I took an editing job with a small regional press and spent the next decade knocking around in a variety of jobs, including running my own small publishing company for a few years, and editing books in the humanities for the University of Texas Press.
Finally, in 1980, I decided I couldn't wait any longer to try my hand at fiction. I decided to increase my odds of getting published by researching what kinds of fiction had the best chance of finding a publisher. Mystery novels rose to the top of my research results. I don't think I'd ever read a "mystery novel" at that time, but I immediately bought a representative collection of twenty-five popular, famous, and classic mystery novels, including British and European writers.

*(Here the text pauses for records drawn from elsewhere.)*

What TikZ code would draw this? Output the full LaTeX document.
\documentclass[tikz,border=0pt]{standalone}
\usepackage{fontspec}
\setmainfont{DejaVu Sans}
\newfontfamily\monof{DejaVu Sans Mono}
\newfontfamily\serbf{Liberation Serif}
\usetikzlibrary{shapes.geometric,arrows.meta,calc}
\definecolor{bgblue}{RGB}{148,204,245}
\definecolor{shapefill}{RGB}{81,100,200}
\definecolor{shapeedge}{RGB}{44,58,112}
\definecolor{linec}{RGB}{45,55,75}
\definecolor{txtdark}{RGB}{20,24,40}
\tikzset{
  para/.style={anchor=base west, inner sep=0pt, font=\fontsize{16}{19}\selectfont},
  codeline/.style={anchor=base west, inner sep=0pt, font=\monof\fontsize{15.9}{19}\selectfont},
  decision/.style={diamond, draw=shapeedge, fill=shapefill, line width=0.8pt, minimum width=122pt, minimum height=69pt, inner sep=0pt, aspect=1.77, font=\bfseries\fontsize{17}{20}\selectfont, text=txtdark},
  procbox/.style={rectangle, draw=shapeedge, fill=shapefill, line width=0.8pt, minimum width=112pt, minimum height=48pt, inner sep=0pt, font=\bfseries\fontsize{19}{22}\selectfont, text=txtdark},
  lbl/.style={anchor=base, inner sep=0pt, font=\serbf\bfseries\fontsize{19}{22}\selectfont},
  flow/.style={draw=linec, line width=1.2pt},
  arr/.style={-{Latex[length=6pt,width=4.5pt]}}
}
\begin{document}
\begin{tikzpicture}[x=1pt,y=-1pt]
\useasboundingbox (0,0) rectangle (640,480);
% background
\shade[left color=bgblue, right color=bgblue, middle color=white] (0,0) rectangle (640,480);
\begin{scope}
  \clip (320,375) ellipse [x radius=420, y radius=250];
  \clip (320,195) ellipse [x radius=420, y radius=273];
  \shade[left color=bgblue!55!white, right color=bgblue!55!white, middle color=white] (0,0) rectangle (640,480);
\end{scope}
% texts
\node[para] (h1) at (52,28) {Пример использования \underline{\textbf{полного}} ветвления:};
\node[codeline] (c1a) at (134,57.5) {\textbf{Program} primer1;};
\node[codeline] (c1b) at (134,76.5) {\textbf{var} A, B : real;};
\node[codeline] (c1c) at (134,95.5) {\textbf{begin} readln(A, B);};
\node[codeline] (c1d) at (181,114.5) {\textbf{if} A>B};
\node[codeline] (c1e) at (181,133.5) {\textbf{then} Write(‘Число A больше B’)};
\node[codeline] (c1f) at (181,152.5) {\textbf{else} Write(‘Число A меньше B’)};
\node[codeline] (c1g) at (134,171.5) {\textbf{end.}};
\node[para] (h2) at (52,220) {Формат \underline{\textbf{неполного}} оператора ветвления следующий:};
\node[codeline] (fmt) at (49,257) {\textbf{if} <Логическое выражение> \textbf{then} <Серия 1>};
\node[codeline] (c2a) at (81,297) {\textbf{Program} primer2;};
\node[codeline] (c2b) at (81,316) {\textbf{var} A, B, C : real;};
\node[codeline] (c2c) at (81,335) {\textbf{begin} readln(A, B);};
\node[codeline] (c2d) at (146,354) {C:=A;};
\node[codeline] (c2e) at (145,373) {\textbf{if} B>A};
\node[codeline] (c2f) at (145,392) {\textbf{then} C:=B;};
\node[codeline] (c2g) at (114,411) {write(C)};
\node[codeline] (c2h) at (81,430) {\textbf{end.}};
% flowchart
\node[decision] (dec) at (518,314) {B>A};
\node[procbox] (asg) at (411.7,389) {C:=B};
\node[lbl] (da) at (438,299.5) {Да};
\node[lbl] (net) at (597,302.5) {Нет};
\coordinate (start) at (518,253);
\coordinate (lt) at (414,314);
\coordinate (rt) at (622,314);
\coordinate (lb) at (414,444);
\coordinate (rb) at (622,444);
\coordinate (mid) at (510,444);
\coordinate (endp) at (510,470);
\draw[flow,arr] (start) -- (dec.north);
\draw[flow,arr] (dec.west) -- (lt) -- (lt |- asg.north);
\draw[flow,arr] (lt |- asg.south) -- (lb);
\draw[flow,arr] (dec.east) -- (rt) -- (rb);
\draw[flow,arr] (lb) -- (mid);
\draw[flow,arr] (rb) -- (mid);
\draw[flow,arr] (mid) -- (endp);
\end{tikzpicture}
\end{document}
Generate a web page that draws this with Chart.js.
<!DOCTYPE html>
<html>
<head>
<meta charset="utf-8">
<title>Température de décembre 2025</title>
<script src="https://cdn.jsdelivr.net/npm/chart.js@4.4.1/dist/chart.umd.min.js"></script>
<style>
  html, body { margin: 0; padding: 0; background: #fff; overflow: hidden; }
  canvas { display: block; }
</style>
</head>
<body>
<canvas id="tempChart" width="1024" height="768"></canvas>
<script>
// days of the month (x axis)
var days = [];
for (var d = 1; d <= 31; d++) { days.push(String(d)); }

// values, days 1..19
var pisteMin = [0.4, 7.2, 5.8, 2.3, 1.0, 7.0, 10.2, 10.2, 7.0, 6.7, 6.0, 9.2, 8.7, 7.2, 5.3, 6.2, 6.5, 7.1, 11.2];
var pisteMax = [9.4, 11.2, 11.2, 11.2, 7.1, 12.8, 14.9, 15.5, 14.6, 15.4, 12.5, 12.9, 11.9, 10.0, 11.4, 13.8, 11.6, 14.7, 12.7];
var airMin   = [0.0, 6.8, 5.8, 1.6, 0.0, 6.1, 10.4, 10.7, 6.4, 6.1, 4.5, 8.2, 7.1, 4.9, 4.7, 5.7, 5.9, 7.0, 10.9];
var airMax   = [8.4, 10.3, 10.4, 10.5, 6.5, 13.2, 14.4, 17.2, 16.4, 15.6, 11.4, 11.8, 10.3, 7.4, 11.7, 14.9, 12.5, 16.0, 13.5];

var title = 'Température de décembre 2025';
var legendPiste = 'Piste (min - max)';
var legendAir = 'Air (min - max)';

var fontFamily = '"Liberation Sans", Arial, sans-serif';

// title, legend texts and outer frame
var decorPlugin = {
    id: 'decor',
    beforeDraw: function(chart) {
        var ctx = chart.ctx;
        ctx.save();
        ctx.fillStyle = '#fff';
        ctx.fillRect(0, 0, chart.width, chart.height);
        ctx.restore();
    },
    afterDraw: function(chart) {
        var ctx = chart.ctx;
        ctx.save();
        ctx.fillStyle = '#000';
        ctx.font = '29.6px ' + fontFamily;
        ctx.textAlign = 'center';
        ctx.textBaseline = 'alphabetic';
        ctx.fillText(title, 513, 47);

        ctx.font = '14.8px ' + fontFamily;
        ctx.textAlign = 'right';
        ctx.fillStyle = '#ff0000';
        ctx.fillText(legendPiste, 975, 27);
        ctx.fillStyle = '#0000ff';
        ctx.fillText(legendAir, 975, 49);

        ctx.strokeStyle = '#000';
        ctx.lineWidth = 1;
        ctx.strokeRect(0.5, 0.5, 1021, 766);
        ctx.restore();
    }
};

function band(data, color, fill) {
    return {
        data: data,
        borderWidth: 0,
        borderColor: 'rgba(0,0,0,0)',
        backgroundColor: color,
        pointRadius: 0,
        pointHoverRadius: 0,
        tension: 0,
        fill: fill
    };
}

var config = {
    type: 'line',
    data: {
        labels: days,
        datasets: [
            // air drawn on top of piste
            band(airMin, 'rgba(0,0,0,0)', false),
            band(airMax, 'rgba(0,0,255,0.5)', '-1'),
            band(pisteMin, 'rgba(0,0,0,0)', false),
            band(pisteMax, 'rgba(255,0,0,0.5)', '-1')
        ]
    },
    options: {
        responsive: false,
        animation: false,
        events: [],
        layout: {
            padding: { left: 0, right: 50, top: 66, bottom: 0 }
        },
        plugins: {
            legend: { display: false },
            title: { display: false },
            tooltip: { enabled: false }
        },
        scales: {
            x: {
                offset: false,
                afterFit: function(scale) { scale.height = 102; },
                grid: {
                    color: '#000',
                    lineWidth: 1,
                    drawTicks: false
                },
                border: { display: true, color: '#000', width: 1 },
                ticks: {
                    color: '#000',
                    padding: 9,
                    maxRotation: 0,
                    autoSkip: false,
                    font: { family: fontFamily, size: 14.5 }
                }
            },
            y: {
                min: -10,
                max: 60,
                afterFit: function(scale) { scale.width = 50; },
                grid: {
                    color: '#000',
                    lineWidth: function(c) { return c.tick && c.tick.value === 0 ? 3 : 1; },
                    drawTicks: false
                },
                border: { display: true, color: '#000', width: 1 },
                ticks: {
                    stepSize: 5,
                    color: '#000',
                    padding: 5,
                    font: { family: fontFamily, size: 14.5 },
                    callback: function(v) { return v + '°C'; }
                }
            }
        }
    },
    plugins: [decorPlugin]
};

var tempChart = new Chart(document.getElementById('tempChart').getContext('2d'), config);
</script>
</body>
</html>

After reading these, and many more, I realized that the "genre" encompassed a startling variety of work, everything from Mickey Spillane to Fyodor Dostoevsky.
Two years later I began my writing career by publishing two mystery novels in the same year. Though I began writing in the mystery/crime genre, the subject matter of the books always leaned into the psychological aspects of human nature. I eventually went on to write fiction in other areas, including thrillers with international settings dealing with national and private intelligence professions.
When I'm not writing, I spend most of my time in my library filled with books predominately in the areas of literature, history, religion and art. My other pleasure is gardening and landscape work where I live in the hilly streets of West Lake Hills (Austin). it's a great pleasure to watch things grow. Joyce and I now sit in the shade of trees that are forty feet tall that we planted when we first moved to this place over thirty-five years ago. That's a good thing.